Optical Character Reader (OCR)
Commonly used in AI, Document Management
An Optical Character Reader (OCR) is a technology that converts images of printed or handwritten text into machine-encoded text that can be edited, searched, and stored electronically. It is widely used to digitise printed documents, making them accessible and manageable in digital systems.
How It Works
OCR systems analyze the visual structure of a digital image containing text, such as a scanned document or photograph. The process begins with image preprocessing, which enhances the quality by removing noise, correcting skew, and adjusting contrast. The software then segments the image into individual characters or words, recognising patterns based on shape, size, and font features. Advanced OCR engines use pattern recognition and machine learning algorithms to match these shapes to known characters, converting the visual data into editable and searchable text.
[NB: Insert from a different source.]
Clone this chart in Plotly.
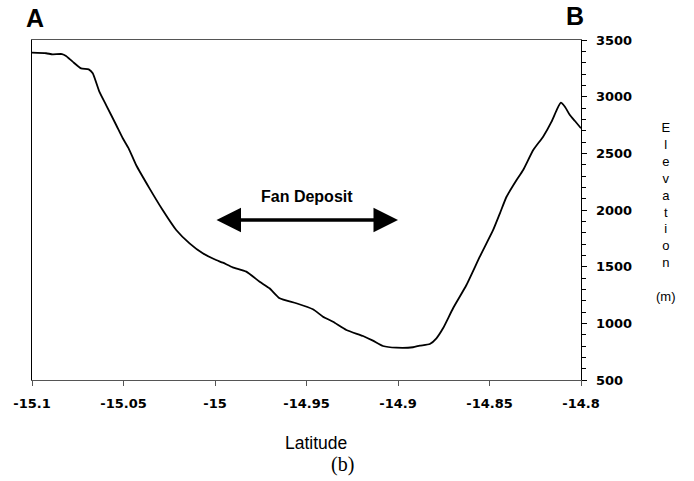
import plotly.graph_objects as go

latitude = [-15.1, -15.0923, -15.0887, -15.0836, -15.0814, -15.0778, -15.0732, -15.0690,
            -15.0668, -15.0632, -15.0595, -15.0540, -15.0504, -15.0472, -15.0431, -15.0358,
            -15.0286, -15.0212, -15.0139, -15.0067, -15.0003, -14.9957, -14.9903, -14.9829,
            -14.9756, -14.9702, -14.9647, -14.9556, -14.9465, -14.9410, -14.9355, -14.9282,
            -14.9191, -14.9137, -14.9082, -14.9009, -14.8918, -14.8881, -14.8826, -14.8790,
            -14.8754, -14.8699, -14.8626, -14.8553, -14.8480, -14.8443, -14.8407, -14.8352,
            -14.8316, -14.8261, -14.8207, -14.8161, -14.8133, -14.8110, -14.8088, -14.8061,
            -14.8033, -14.8000]
elevation = [3388, 3383, 3374, 3376, 3359, 3309, 3250, 3241,
             3206, 3044, 2926, 2750, 2633, 2544, 2397, 2191,
             2000, 1824, 1706, 1618, 1565, 1535, 1494, 1456,
             1367, 1309, 1221, 1177, 1124, 1059, 1014, 941,
             888, 847, 800, 785, 789, 803, 818, 868,
             956, 1133, 1338, 1588, 1824, 1971, 2117, 2265,
             2353, 2529, 2647, 2779, 2882, 2947, 2911, 2838,
             2785, 2721]

x_tick_vals = [-15.1, -15.05, -15.0, -14.95, -14.9, -14.85, -14.8]
x_tick_text = ["-15.1", "-15.05", "-15", "-14.95", "-14.9", "-14.85", "-14.8"]
y_tick_vals = [500, 1000, 1500, 2000, 2500, 3000, 3500]
y_tick_text = ["500", "1000", "1500", "2000", "2500", "3000", "3500"]

fan_start, fan_end, fan_elev = -15.0, -14.9, 1912

W, H = 694, 481
L, T = 32, 40
R = W - 581
B = H - 380
PW, PH = W - L - R, H - T - B


def px(x):
    return (x - L) / PW


def py(y):
    return (T + PH - y) / PH


fig = go.Figure()
fig.add_trace(go.Scatter(x=latitude, y=elevation, mode="lines",
                         line=dict(color="black", width=1.8, shape="spline", smoothing=0.5),
                         showlegend=False, hoverinfo="skip"))

tick_font = dict(family="DejaVu Sans", size=13, color="black", weight="bold")

fig.update_layout(
    width=W, height=H,
    margin=dict(l=L, r=R, t=T, b=B),
    paper_bgcolor="white", plot_bgcolor="white",
    xaxis=dict(range=[-15.1, -14.8], tickvals=x_tick_vals, ticktext=x_tick_text,
               showgrid=False, zeroline=False, showline=True, linecolor="#555555",
               linewidth=1, mirror=True, ticks="outside", ticklen=5, tickcolor="#555555",
               tickfont=tick_font, ticklabelstandoff=6, automargin=False),
    yaxis=dict(range=[500, 3500], side="right", tickvals=y_tick_vals, ticktext=y_tick_text,
               showgrid=False, zeroline=False, showline=True, linecolor="black",
               linewidth=1.3, mirror=True, ticks="outside", ticklen=5, tickcolor="black",
               minor=dict(dtick=100, ticks="outside", ticklen=4, tickcolor="black"),
               tickfont=tick_font, ticklabelstandoff=6, automargin=False),
    font=dict(family="Liberation Sans", color="black"),
)


def label(text, x, y, size, family="Liberation Sans"):
    fig.add_annotation(text=text, xref="paper", yref="paper", x=px(x), y=py(y),
                       xanchor="center", yanchor="middle", showarrow=False,
                       align="center", font=dict(size=size, family=family))


label("<b>A</b>", 34.5, 17.5, 25)
label("<b>B</b>", 575, 15.5, 25)
label("E<br>l<br>e<br>v<br>a<br>t<br>i<br>o<br>n<br> <br>(m)", 665.5, 212, 13)
label("Latitude", 316, 443, 17.5)
label("(b)", 342, 464, 20, "Liberation Serif")

fig.add_annotation(text="<b>Fan Deposit</b>", x=(fan_start + fan_end) / 2, y=2115,
                   showarrow=False, font=dict(size=16, family="Liberation Sans"))
fig.add_annotation(x=fan_end, y=fan_elev, ax=fan_start, ay=fan_elev, axref="x", ayref="y",
                   text="", showarrow=True, arrowhead=2, startarrowhead=2, arrowside="end+start",
                   arrowwidth=3.5, arrowsize=1.4, startarrowsize=1.4, arrowcolor="black")

fig.write_html("out.html", config={"displayModeBar": False, "staticPlot": True},
               post_script="document.body.style.margin='0';document.body.style.overflow='hidden';")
Post-processing may include spell checking and contextual analysis to improve accuracy.
Common Use Cases
- Digitising printed books and documents for electronic storage and searchability.
- Extracting text from scanned invoices or receipts for accounting automation.
- Converting handwritten forms into digital data for processing.
- Processing identity documents like passports and driver’s licenses for verification.
- Automating data entry tasks in administrative workflows.
Why It Matters
OCR technology is vital for transforming physical documents into digital formats, enabling easier storage, retrieval, and editing. It supports automation in various industries such as finance, healthcare, and government, reducing manual data entry and minimizing errors. For IT professionals and certification candidates, understanding OCR is essential when working with document management systems, digital workflows, or developing applications that require text recognition capabilities. Mastery of OCR concepts can enhance skills in data processing, automation, and digital transformation initiatives.